Non, c'est lié à l'évolution de l'oreille, de la musique en général. Celle qu'on écoutait dans les années 70 n'a plus rien à voir avec celle d'aujourd'hui même si on la retrouve dans des samples de certains groupes. C'est dû aussi aux rencontres diverses. La musique que je fais aujourd'hui fait partie de mon évolution personnelle et émotionnelle. Paris a été le premier pas que j'ai fait vers l'Occident. Le premier disque que j'ai enregistré, c'était à Paris. Deux jours de suite et je suis repartie aussi sec. Le Bénin est un pays francophone, il était plus facile de venir dans un pays dont on parle la langue. Quand je suis arrivée, on m'a dit que je parlais un français académique celui que j'avais appris à l'école !
Vous faites souvent référence dans vos interviews à Myriam Makeba, c'est un modèle pour vous ?
Absolument. Quand on est femme et qu'on chante en Afrique, soit on a le soutien de tout un peuple, soit on ne l'a pas. Moi j'ai eu le soutien de ma famille, c'est la raison pour laquelle je suis là aujourd'hui. Quand on est une jeune fille en Afrique, à la limite travailler dans un bureau est acceptable mais la priorité, c'est être mère, mariée, bien mariée. Chanter… Ce n'est pas facile. La première fois que j'ai découvert la musique de Myriam Makeba je me suis dit : " Elle est africaine comme moi, elle y est arrivée, pourquoi pas moi ? ". Je continue aujourd'hui de chanter ses chansons. Il avait aussi Bela Below, la chanteuse togolaise qui est morte il y a 25 ans. Ces deux artistes ont joué un rôle déterminant dans ma décision inconsciente de devenir chanteuse.
Finalement vous êtes comme Myriam Makeba, une citoyenne du monde ?
C'est vrai. C'est éclatant et en même temps c'est effrayant parce qu'on se rend compte qu'il y a tellement d'incompréhension dans le monde, d'idées reçues, du Nord au Sud, que le travail ne doit pas être accompli par nous seuls, artistes.
Est-ce le rôle de la musique d'œuvrer dans ce sens ?
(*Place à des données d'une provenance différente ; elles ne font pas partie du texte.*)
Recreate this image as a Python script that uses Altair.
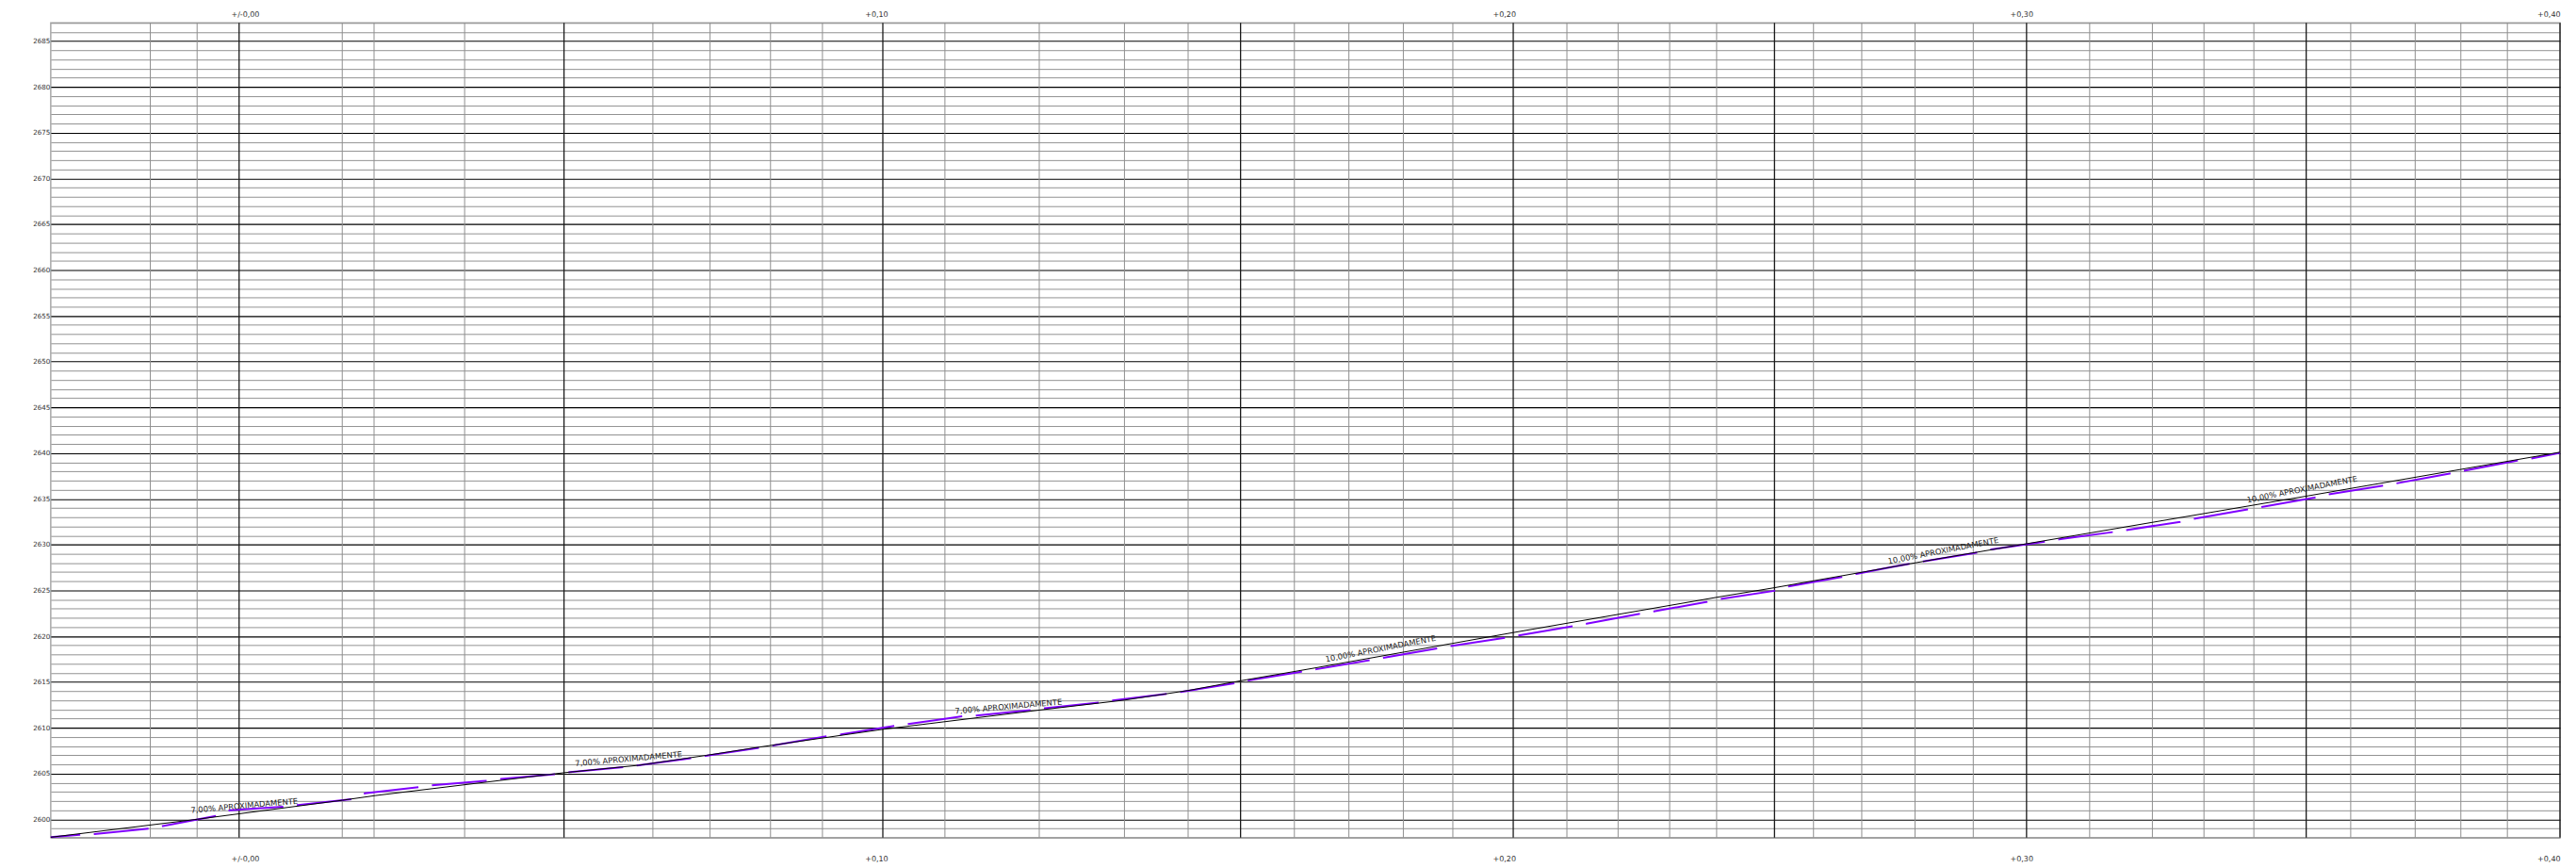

Oui, elle le fait mais on essaie toujours de la mettre dans des catégories. Les médias sont dans une logique commerciale. Dans les années 60/70, il y avait des mouvements qui allaient avec la musique. Aujourd'hui, c'est impossible, tout est canalisé, les radios ne passent que certains titres. C'est la drogue du peuple. Personne ne veut entendre ce qui sort de l'ordinaire. Quand ta musique est différente, tu ne passes pas sur les ondes. Heureusement qu'il y a les concerts et qu'il y a des gens qui refusent le lavage de cerveau, ceux qui vont dans les magasins, qui font l'effort de découvrir des choses qui ne sont pas dans les charts. Sinon les gens comme moi, nous n'existerions plus. C'est pour ça que je continue, pour ceux qui m'écoutent depuis longtemps, qui m'écrivent pour me dire qu'ils préfèrent tel disque à tel autre. Je préfère ça. Une relation se crée, qui n'a rien à voir avec des choses commerciales.
Je ne renie pas le succès commercial du tout mais il ne faut pas que ce soit quelque chose de téléguidé, un truc qui vous arrive dessus.
Cela vous ait déjà arrivé d'écrire un tube, n'est-ce pas ?
Pour "Agolo", j'étais heureuse. Je l'ai écrit en une journée en compagnie de copains. On s'est bien éclaté à le faire. Jamais je n'ai pensé que cela pourrait être un tube. Il n'y a pas de recette. Ça plaît ou ça ne plaît pas au public. Mais avant tout il faut que le résultat me plaise.
Finalement, vous chantez en combien de langues ?
Sept. Maintenant je suis en train d'apprendre le portugais du Brésil. J'aime beaucoup. J'irai peut-être faire un tour dans ce pays. Après, j'attaque l'espagnol. Je veux parler autant de langues que je peux parce que je pars du principe qu'on ne se comprend pas assez. Beaucoup d'idées reçues circulent. C'est le racisme, la xénophobie. Les langues sont autant de barrières qu'il faut franchir. J'ai envie d'expliquer aux gens d'où je viens, dans leur langue.